Joep's Arthouse Scores

March 2008

Film music fans are often aware of what person scored a film, before even seeing it. While I was waiting for the Brazilian film Ano em Que Meus Pais Saíram de Férias (The Year My Parents Went on Vacation) to start rolling, I didn’t have a clue. So I thought about all Brazilian filmcomposers I could think of; Antonio Pinto, Ed Cortês, Beto Villares, Jaques Morelenbaum and Nana Vasconcelos. A few minutes later, Beto Villares's name passed by during the opening credits of the film. It tells us the story about a boy who’s parents are left wing activists and have to hide for the dictatorship in the 70’s.
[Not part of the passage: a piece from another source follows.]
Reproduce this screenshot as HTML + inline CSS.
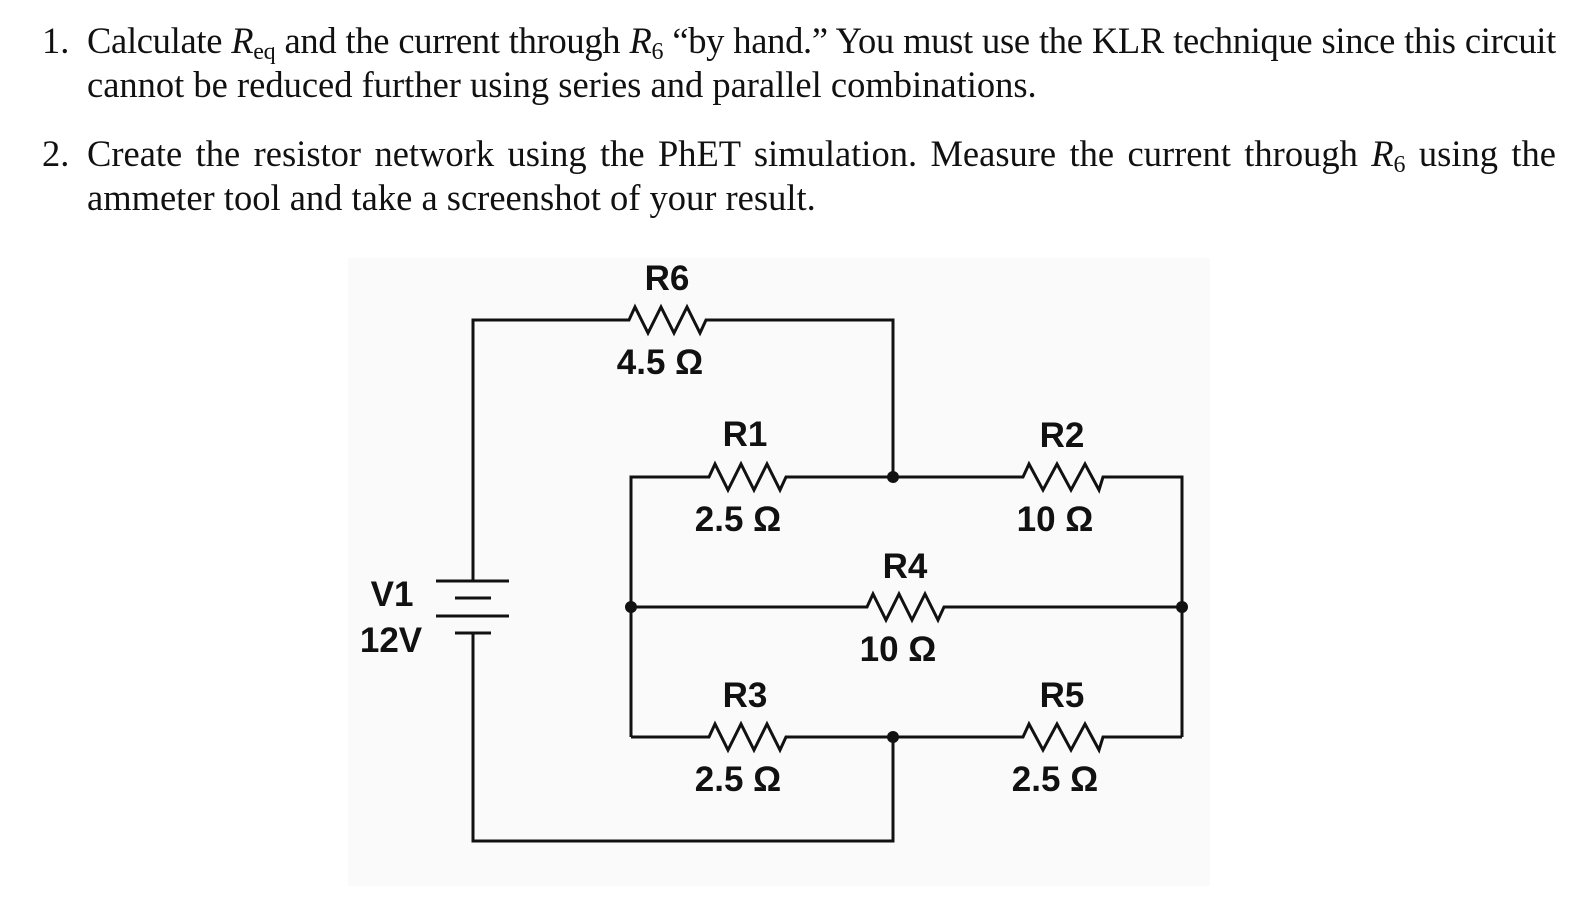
<!DOCTYPE html>
<html><head><meta charset="utf-8"><style>
html,body{margin:0;padding:0;background:#fff;width:1590px;height:900px;overflow:hidden}
.t{position:absolute;font-family:"Liberation Serif",serif;font-size:36.5px;color:#111;white-space:nowrap;line-height:1}
.j{text-align:justify;text-align-last:justify;width:1469px;left:87px}
.n{left:42px}
i{font-style:italic}
sub{font-size:24px;vertical-align:-6px;line-height:0}
</style></head><body>
<div class="t n" style="top:23px">1.</div>
<div class="t j" style="top:23px;letter-spacing:-0.3px">Calculate <i>R</i><sub>eq</sub> and the current through <i>R</i><sub>6</sub> “by hand.” You must use the KLR technique since this circuit</div>
<div class="t" style="left:87px;top:67px">cannot be reduced further using series and parallel combinations.</div>
<div class="t n" style="top:136px">2.</div>
<div class="t j" style="top:136px">Create the resistor network using the PhET simulation. Measure the current through <i>R</i><sub>6</sub> using the</div>
<div class="t" style="left:87px;top:180px">ammeter tool and take a screenshot of your result.</div>
<svg width="1590" height="900" style="position:absolute;left:0;top:0">
<rect x="348" y="258" width="862" height="628" fill="#fafafa"/>
<g fill="none" stroke="#111" stroke-width="3" stroke-linejoin="miter">
<path d="M473 581 V320 H629 l6 -13 l13 26 l13 -26 l13 26 l13 -26 l13 26 l6 -13 H893 V477"/>
<path d="M631 737 V477 H709 l6 -13 l13 26 l13 -26 l13 26 l13 -26 l13 26 l6 -13 H1023 l6 -13 l14 26 l14 -26 l14 26 l14 -26 l14 26 l4 -13 H1182 V737"/>
<path d="M631 607 H867 l6 -13 l13 26 l13 -26 l13 26 l13 -26 l13 26 l6 -13 H1182"/>
<path d="M631 737 H709 l6 -13 l13 26 l13 -26 l13 26 l13 -26 l13 26 l6 -13 H1023 l6 -13 l14 26 l14 -26 l14 26 l14 -26 l14 26 l4 -13 H1182"/>
<path d="M473 633 V841 H893 V737"/>
<path d="M436 581 H509 M455 598 H491 M436 616 H509 M455 633 H491"/>
</g>
<g fill="#111"><circle cx="893" cy="477" r="6"/><circle cx="631" cy="607" r="6"/><circle cx="1182" cy="607" r="6"/><circle cx="893" cy="737" r="6"/></g>
<g font-family="Liberation Sans,Arial,sans-serif" font-weight="bold" font-size="35" fill="#111" text-anchor="middle">
<text x="667" y="290">R6</text><text x="660" y="374">4.5 Ω</text>
<text x="745" y="446">R1</text><text x="738" y="531">2.5 Ω</text>
<text x="1062" y="447">R2</text><text x="1055" y="531">10 Ω</text>
<text x="905" y="578">R4</text><text x="898" y="661">10 Ω</text>
<text x="745" y="707">R3</text><text x="738" y="791">2.5 Ω</text>
<text x="1062" y="707">R5</text><text x="1055" y="791">2.5 Ω</text>
<text x="392" y="606">V1</text><text x="391" y="652">12V</text>
</g>
</svg>
</body></html>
They send their son away to live with his grandfather, who just had died when arriving. The Jewish nextdoor neighbor then takes care of the child, while the boy prays for his parents to return. Villares’s music is an attractive score with a mixture between Jewish and Brazilian style. It is very subtle music with simple melodies, that easily enhance a variety of emotions. So far no news concerning a cd release. But I suggest looking for Abril Despedaçado (Behind the Sun), with an amazing score by the Villares/Pinto/Cortês trio.
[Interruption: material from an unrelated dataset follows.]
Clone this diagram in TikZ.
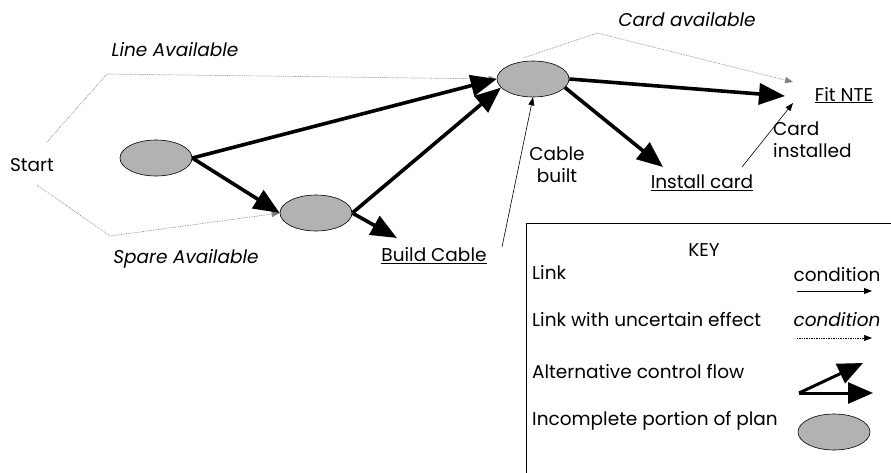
\documentclass[tikz,border=0pt]{standalone}
\usepackage{fontspec}
\setmainfont{Poppins}
\usetikzlibrary{arrows.meta,shapes.geometric}
\begin{document}
\begin{tikzpicture}[x=1pt,y=-1pt,
  plan/.style={ellipse,draw=black,fill=black!30,line width=0.6pt,minimum width=72pt,minimum height=36pt,inner sep=0pt},
  lbl/.style={font=\fontsize{18.5}{22}\selectfont,inner sep=0pt},
  ilbl/.style={lbl,font=\fontsize{18.5}{22}\selectfont\itshape},
  ulbl/.style={lbl},
  bigarrow/.style={line width=3.6pt,-{Triangle[length=26pt,width=21pt]}},
  altarrow/.style={line width=3pt,-{Triangle[length=25pt,width=21pt]}},
  thinarrow/.style={line width=0.6pt,-{Triangle[length=8pt,width=6pt]}},
  dotarrow/.style={gray,densely dotted,line width=0.7pt,-{Triangle[length=8pt,width=6pt]}}]
\useasboundingbox (0,0) rectangle (891,472);
% plan ellipses
\node[plan] (e1) at (156,158) {};
\node[plan] (e2) at (316,213) {};
\node[plan] (e3) at (533,79) {};
% labels
\node[lbl] (start) at (32,165) {Start};
\node[ilbl] (line) at (175,50) {Line Available};
\node[ilbl] (spare) at (186,259) {Spare Available};
\node[ulbl] (build) at (434,256) {\underline{Build Cable}};
\node[ilbl] (cardav) at (687,20) {Card available};
\node[ulbl] (fit) at (844,95) {\underline{Fit NTE}};
\node[ulbl] (install) at (702,183) {\underline{Install card}};
\node[lbl,align=center] (cablebuilt) at (557,165) {Cable\\built};
\node[lbl,align=left,anchor=west] (cardinst) at (773,140) {Card\\installed};
% tip coordinates
\coordinate (fittip) at (785,96);
\coordinate (insttip) at (663,167);
\coordinate (buildtip) at (397,238);
\coordinate (cbstart) at (502,247);
\coordinate (cistart) at (742,167);
\coordinate (citip) at (793,103);
\coordinate (catip) at (793,82);
\coordinate (la1) at (47,142);
\coordinate (la2) at (107,74);
\coordinate (sa1) at (37,185);
\coordinate (sa2) at (110,236);
\coordinate (ca1) at (523,58);
\coordinate (ca2) at (597,33);
% dotted links
\draw[dotarrow] (la1) -- (la2) -- (e3.west);
\draw[dotarrow] (sa1) -- (sa2) -- (e2.west);
\draw[dotarrow] (ca1) -- (ca2) -- (catip);
% thick links
\draw[bigarrow] (e1.east) -- (e3.west);
\draw[bigarrow] (e1.east) -- (e2.west);
\draw[bigarrow] (e2.east) -- (e3.195);
\draw[bigarrow] (e2.east) -- (buildtip);
\draw[bigarrow] (e3.east) -- (fittip);
\draw[bigarrow] (e3.-15) -- (insttip);
% thin links
\draw[thinarrow] (cbstart) -- (e3.south);
\draw[thinarrow] (cistart) -- (citip);
% key
\node[draw=black,line width=0.6pt,minimum width=372pt,minimum height=260pt,anchor=north west,inner sep=0pt] (keybox) at (526,223) {};
\node[lbl] (keytitle) at (704,250) {KEY};
\node[lbl,anchor=west] (k1) at (532,272) {Link};
\node[lbl] (k1c) at (837,275) {condition};
\coordinate (k1a) at (797,291);
\coordinate (k1b) at (872,291);
\draw[thinarrow,line width=0.8pt] (k1a) -- (k1b);
\node[lbl,anchor=west] (k2) at (532,320) {Link with uncertain effect};
\node[ilbl] (k2c) at (837,320) {condition};
\coordinate (k2a) at (797,338);
\coordinate (k2b) at (872,338);
\draw[dotarrow,black] (k2a) -- (k2b);
\node[lbl,anchor=west] (k3) at (532,372) {Alternative control flow};
\coordinate (k3o) at (799,393);
\coordinate (k3a) at (873,393);
\coordinate (k3b) at (863,363);
\draw[altarrow] (k3o) -- (k3a);
\draw[altarrow] (k3o) -- (k3b);
\node[lbl,anchor=west] (k4) at (532,421) {Incomplete portion of plan};
\node[plan] (ek) at (834,432) {};
\end{tikzpicture}
\end{document}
In 2000 David van der Heyden made his debut with a score for the Dutch film Wilde Mossels (Wild Mussels). There wasn’t much score in the film, but enough good quality to convince me. His second feature film was Diep had even less score. In 2007 the director from Wilde Mossels asked him to score Nadine, which enabled him to compose his first long score. In this film a woman kidnaps the baby that came out of her, but which she decided to donate to a couple that couldn’t have a baby. She goes on a long journey with the baby and begins nursersing it with all of her love. The tender side of the music relates to the woman-baby relationship, while the more atmospheric parts are most appropriate for the roadmovie type of film this is. Van der Heyden’s musical palette consists of guitars, a rather small amount of strings and a bunch of samples. This is not a surprising score, but just so well written and performed. ‘‘Wahwah’’ sounds created with guitar pedals add something special to the score, even though they’re not that smashing on their own. The score has been released on cd and can be ordered from the official movie website.
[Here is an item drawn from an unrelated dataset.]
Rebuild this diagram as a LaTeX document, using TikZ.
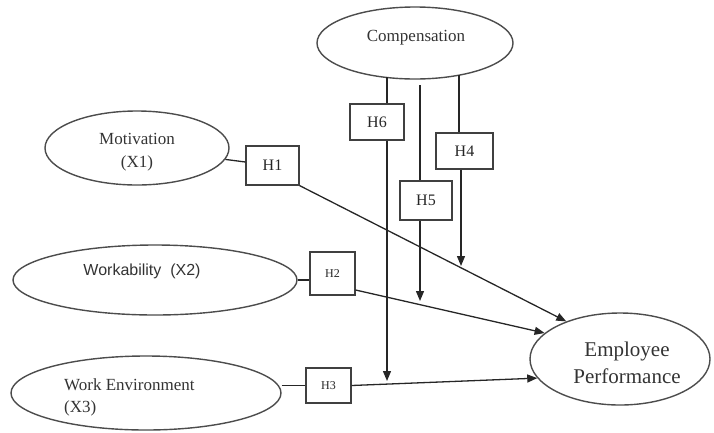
\documentclass[tikz,border=0pt]{standalone}
\usepackage{fontspec}
\setmainfont{Liberation Serif}
\newfontfamily\arialfont{Liberation Sans}
\usetikzlibrary{shapes.geometric,arrows.meta}
\tikzset{
  var/.style={ellipse,draw=black!70,line width=1.4pt,inner sep=0pt,text=black!80},
  hyp/.style={rectangle,draw=black!75,line width=1.2pt,inner sep=0pt,text=black!85,font=\fontsize{16}{18}\selectfont},
  hyps/.style={hyp,font=\fontsize{12}{14}\selectfont},
  conn/.style={line width=1.3pt,draw=black!85},
  arr/.style={conn,-{Triangle[length=10pt,width=8pt]}},
  txt/.style={text=black!80,inner sep=0pt}
}
\begin{document}
\begin{tikzpicture}[x=1pt,y=-1pt]
\useasboundingbox (0,0) rectangle (714,432);
% variables
\node[var,minimum width=196pt,minimum height=72pt] (comp) at (415,43) {};
\node[txt,font=\fontsize{17}{20}\selectfont] (comptext) at (416,38) {Compensation};
\node[var,minimum width=184pt,minimum height=74pt] (mot) at (137,148) {};
\node[txt,align=center,font=\fontsize{17}{23}\selectfont] (mottext) at (137,152) {Motivation\\(X1)};
\node[var,minimum width=284pt,minimum height=70pt] (work) at (155,280) {};
\node[txt,font=\arialfont\fontsize{16}{19}\selectfont] (worktext) at (142,271) {Workability\ \ (X2)};
\node[var,minimum width=270pt,minimum height=74pt] (we) at (146,393) {};
\node[txt,align=left,anchor=west,font=\fontsize{17}{22}\selectfont] (wetext) at (64,397) {Work Environment\\(X3)};
\node[var,minimum width=180pt,minimum height=92pt] (emp) at (620,359) {};
\node[txt,align=center,font=\fontsize{21}{27}\selectfont] (emptext) at (627,363) {Employee\\Performance};
% hypothesis boxes
\node[hyp,minimum width=53pt,minimum height=39pt] (h1) at (272.5,165.5) {H1};
\node[hyps,minimum width=45pt,minimum height=43pt] (h2) at (332.5,273.5) {H2};
\node[hyps,minimum width=45pt,minimum height=35pt] (h3) at (328.5,385.5) {H3};
\node[hyp,minimum width=57pt,minimum height=36pt] (h4) at (464.5,151) {H4};
\node[hyp,minimum width=52pt,minimum height=39pt] (h5) at (426,200.5) {H5};
\node[hyp,minimum width=54pt,minimum height=36pt] (h6) at (377,122) {H6};
% coordinates for moderator lines
\coordinate (c6) at (387,77);
\coordinate (t6) at (387,381);
\coordinate (c5) at (420,85);
\coordinate (t5) at (420,301);
\coordinate (c4) at (459,75);
\coordinate (t4) at (461,266);
% direct paths
\draw[conn] (mot) -- (h1);
\draw[arr] (h1.south east) -- (emp.145);
\draw[conn] (work.east) -- (work.east -| h2.west);
\draw[arr] (h2.east |- 0,290) -- (emp.161);
\draw[conn] (we.east |- h3.west) -- (h3.west);
\draw[arr] (h3.east) -- (emp.193);
% moderator paths
\draw[conn] (c6) -- (c6 |- h6.north);
\draw[arr] (c6 |- h6.south) -- (t6);
\draw[conn] (c5) -- (c5 |- h5.north);
\draw[arr] (c5 |- h5.south) -- (t5);
\draw[conn] (c4) -- (c4 |- h4.north);
\draw[arr] (t4 |- h4.south) -- (t4);
\end{tikzpicture}
\end{document}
March wasn’t actually such a interesting month for scores. So while covering some others that had music, I’d also like to talk about 4 Luni, 3 Saptamâni si 2 Zile (4 Months, 3 Weeks & 2 Days). A wonderful film about a girl who’s having a illegal abortion near the end of the communism era in Romania. It lacks any type of music. The absence seems logical, as the makers want the viewer to be able to feel the same level of intensity the girl experiences. Director Cristian Mungiu thought the story could be told without any help of music, just keeping it gritty and pure. His previous film, Occident (West), contained a heart whelming comedy score by Petru Margineanu and Ioan Gyuri Pascu.